-- What this task involves --
Repeat, exactly and only, the lines from the beginning of the data through the line with "time_s = np.round(np.arange(192.0, 218.31, 0.1), 1)". Pictures are left out.

>>

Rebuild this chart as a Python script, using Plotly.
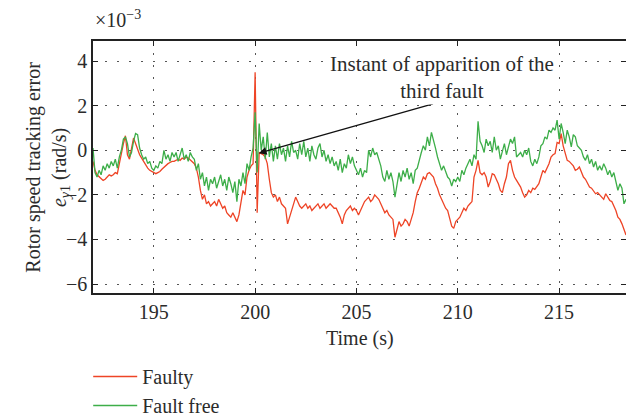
import numpy as np
import plotly.graph_objects as go

# time grid 192.0 .. 218.3 s, 0.1 s step
time_s = np.round(np.arange(192.0, 218.31, 0.1), 1)

# Faulty, rotor speed tracking error (x1e-3 rad/s)
faulty = [
    -0.5, -0.9, -1.1, -1.2, -1.3, -1.35, -1.3, -1.2, -1.1, -1.15,   # 192
    -1.1, -1.0, -1.05, -0.6, -0.1, 0.3, 0.65, -0.2, -0.4, 0.1,      # 193
    0.55, 0.3, 0.0, -0.2, -0.35, -0.5, -0.7, -0.8, -0.9, -0.95,     # 194
    -1.0, -1.05, -1.0, -0.95, -0.85, -0.75, -0.7, -0.6, -0.55, -0.5,# 195
    -0.5, -0.45, -0.4, -0.45, -0.35, -0.4, -0.3, -0.35, -0.45, -0.5,# 196
    -0.6, -0.8, -1.2, -1.8, -2.2, -2.0, -2.4, -2.3, -2.5, -2.4,     # 197
    -2.3, -2.5, -2.2, -2.4, -2.6, -2.5, -2.8, -2.9, -3.0, -2.8,     # 198
    -3.0, -3.2, -2.9, -2.3, -1.8, -2.0, -1.2, -0.9, -0.7, -0.6,     # 199
    3.5, -2.8, -0.1, -0.15, -0.2, -0.3, -0.6, -1.3, -1.9, -2.1,     # 200
    -2.0, -2.3, -2.1, -2.4, -2.5, -2.6, -3.3, -3.0, -2.7, -2.4,     # 201
    -2.1, -2.3, -2.5, -2.6, -2.5, -2.4, -2.6, -2.5, -2.7, -2.6,     # 202
    -2.5, -2.4, -2.6, -2.5, -2.4, -2.6, -2.5, -2.4, -2.5, -2.6,     # 203
    -2.6, -2.8, -3.0, -3.3, -2.9, -2.7, -2.6, -2.5, -2.7, -2.6,     # 204
    -2.7, -2.9, -2.7, -2.5, -2.3, -2.2, -2.1, -2.3, -2.2, -2.0,     # 205
    -2.1, -2.2, -2.4, -2.6, -2.8, -2.7, -2.9, -3.0, -3.1, -3.9,     # 206
    -3.5, -3.2, -3.4, -3.3, -3.1, -3.2, -3.4, -3.1, -2.8, -2.3,     # 207
    -1.9, -1.7, -1.4, -1.2, -1.3, -1.05, -1.0, -1.1, -1.2, -1.5,    # 208
    -1.7, -2.0, -2.2, -2.4, -2.6, -2.7, -3.0, -3.4, -3.5, -3.2,     # 209
    -3.1, -3.0, -2.8, -2.6, -2.7, -2.5, -2.4, -2.3, -1.2, -0.9,     # 210
    -0.45, -1.0, -1.1, -1.0, -1.2, -1.65, -1.4, -1.05, -1.1, -1.3,  # 211
    -1.5, -1.8, -1.9, -1.5, -1.2, -0.6, -0.45, -0.9, -1.2, -1.35,   # 212
    -1.5, -1.65, -1.9, -2.1, -2.0, -1.8, -1.9, -1.7, -1.75, -1.6,   # 213
    -1.5, -1.2, -0.9, -1.0, -0.8, -0.6, -0.3, -0.2, -0.15, 0.35,    # 214
    0.3, 0.75, 0.2, -0.15, -0.45, -0.5, -0.6, -0.7, -0.9, -0.85,    # 215
    -0.75, -1.0, -1.2, -1.3, -1.5, -1.65, -1.7, -1.8, -1.95, -1.9,  # 216
    -2.0, -2.1, -2.2, -1.95, -2.1, -2.25, -2.3, -2.5, -2.7, -3.0,   # 217
    -3.1, -3.3, -3.6, -3.8,                                         # 218
]

# Fault free
fault_free = [
    0.1, -1.0, -1.2, -0.9, -1.1, -0.7, -0.9, -0.6, -0.8, -0.5,      # 192
    -0.7, -0.4, -0.8, -0.3, 0.0, 0.5, 0.6, 0.3, -0.3, -0.1,         # 193
    0.4, 0.75, 0.7, 0.1, -0.2, -0.4, -0.3, -0.6, -0.5, -0.8,        # 194
    -0.9, -0.7, -0.8, -0.5, -0.6, 0.0, -0.4, -0.2, -0.5, -0.1,      # 195
    -0.3, -0.1, -0.5, -0.2, 0.1, -0.4, -0.2, -0.5, -0.1, -0.3,      # 196
    -0.4, -0.9, -0.6, -1.3, -1.0, -1.6, -1.2, -1.8, -1.3, -1.5,     # 197
    -1.2, -1.7, -1.4, -1.1, -1.6, -1.3, -1.8, -1.2, -1.5, -1.9,     # 198
    -1.4, -2.3, -1.3, -1.6, -1.0, -1.5, -0.6, -0.9, -0.3, 0.1,      # 199
    1.7, -1.0, 1.2, 0.0, 0.6, -0.4, 0.8, -0.3, 0.3, -0.5,           # 200
    0.2, -0.4, 0.3, -0.2, 0.1, -0.5, 0.2, -0.3, 0.4, -0.1,          # 201
    0.0, -0.4, 0.3, -0.2, 0.4, -0.3, 0.1, -0.5, 0.2, -0.2,          # 202
    -0.4, 0.1, 0.3, -0.3, 0.0, -0.5, -0.2, -0.6, -0.3, -0.7,        # 203
    -0.5, -0.9, -0.4, -1.0, -0.6, -0.8, -0.2, -0.6, -0.3, -0.7,     # 204
    -0.9, -1.1, -0.8, -1.2, -0.9, -1.0, 0.0, -0.3, 0.1, -0.2,       # 205
    -0.1, -0.4, -0.7, -1.2, -1.4, -0.9, -1.3, -1.0, -1.4, -2.1,     # 206
    -1.5, -1.0, -1.4, -0.9, -1.2, -0.8, -1.3, -1.0, -1.5, -0.9,     # 207
    -0.8, -0.4, -0.1, 0.2, 0.0, 0.6, 0.2, 0.8, 0.5, 0.1,            # 208
    -0.3, -0.6, -0.9, -0.7, -1.0, -1.2, -1.3, -1.6, -1.3, -1.4,     # 209
    -1.2, -1.4, -0.9, -1.1, -0.8, -0.6, -0.4, -0.7, -0.2, -0.4,     # 210
    1.3, 0.4, 0.2, -0.1, 0.5, 0.2, 0.4, -0.1, 0.6, 0.0,             # 211
    0.2, -0.4, -0.1, 0.3, -0.2, 0.2, 0.5, 0.3, 0.6, -0.3,           # 212
    -0.2, -0.1, -0.3, 0.0, -0.2, 0.1, -0.5, -0.7, -0.4, -0.6,       # 213
    -0.3, 0.2, 0.3, 0.6, 0.5, 0.9, 0.8, 1.0, 0.9, 1.35,             # 214
    0.5, 1.2, 0.8, 0.3, 0.9, 0.6, 0.15, 0.7, 0.6, 0.2,              # 215
    0.1, 0.0, -0.3, -0.45, -0.2, -0.6, -0.4, -0.75, -0.5, -0.9,     # 216
    -0.7, -0.9, -0.6, -0.8, -1.1, -0.9, -1.2, -1.0, -1.4, -1.8,     # 217
    -1.5, -1.7, -2.4, -2.2,                                         # 218
]

x_ticks = [195, 200, 205, 210, 215]
y_ticks = [-6, -4, -2, 0, 2, 4]

FONT = "Liberation Serif"
FS = 20
TXT = "#2b2b2b"
RED = "#EE4426"
GREEN = "#3DAE49"

fig = go.Figure()
fig.add_trace(go.Scatter(x=time_s, y=faulty, mode="lines", name="Faulty",
                         line=dict(color=RED, width=1.3)))
fig.add_trace(go.Scatter(x=time_s, y=fault_free, mode="lines", name="Fault free",
                         line=dict(color=GREEN, width=1.3)))

axis_common = dict(
    showline=True, linecolor="#222", linewidth=1.6, mirror="ticks",
    ticks="inside", ticklen=5, tickcolor="#222", tickwidth=1,
    showgrid=True, gridcolor="#555", griddash="2px,10px", gridwidth=1,
    zeroline=False, tickfont=dict(family=FONT, size=FS, color=TXT),
)

fig.update_layout(
    width=626, height=417,
    margin=dict(l=93, r=0, t=41, b=124, autoexpand=False),
    plot_bgcolor="white", paper_bgcolor="white",
    font=dict(family=FONT, size=FS, color=TXT),
    xaxis=dict(range=[192, 218.3], tickvals=x_ticks, **axis_common),
    yaxis=dict(range=[-6.4, 4.9], tickvals=y_ticks, **axis_common),
    showlegend=True,
    legend=dict(x=-0.009, y=-0.254, xanchor="left", yanchor="top",
                bgcolor="rgba(0,0,0,0)", font=dict(family=FONT, size=FS, color=TXT),
                itemwidth=44, tracegroupgap=0),
)

# x-axis title
fig.add_annotation(text="Time (s)", xref="paper", yref="paper", x=0.5, y=-0.125,
                   showarrow=False, font=dict(family=FONT, size=FS, color=TXT),
                   xanchor="center", yanchor="top")
# y-axis title (two lines)
fig.add_annotation(text="Rotor speed tracking error<br><i>e</i><sub><i>y</i>1</sub> (rad/s)",
                   xref="paper", yref="paper", x=-0.087, y=0.5, textangle=-90,
                   showarrow=False, font=dict(family=FONT, size=FS, color=TXT),
                   xanchor="center", yanchor="middle")
# exponent
fig.add_annotation(text="×10<sup>−3</sup>", xref="paper", yref="paper", x=0.0, y=1.03,
                   showarrow=False, font=dict(family=FONT, size=FS, color=TXT),
                   xanchor="left", yanchor="bottom")
# arrow
fig.add_annotation(x=200.18, y=-0.13, ax=208.85, ay=2.1, xref="x", yref="y",
                   axref="x", ayref="y", text="", showarrow=True,
                   arrowhead=2, arrowsize=1.2, arrowwidth=1.3, arrowcolor="#111")
# annotation text
fig.add_annotation(text="Instant of apparition of the<br>third fault", x=209.2, y=3.27,
                   xref="x", yref="y", showarrow=False, bgcolor="white",
                   font=dict(family=FONT, size=21, color=TXT), align="center")

fig.write_html("out.html")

<<

-- Solution for this problem --
Rebuild this chart as a Python script, using Plotly.
import numpy as np
import plotly.graph_objects as go

# time grid 192.0 .. 218.3 s, 0.1 s step
time_s = np.round(np.arange(192.0, 218.31, 0.1), 1)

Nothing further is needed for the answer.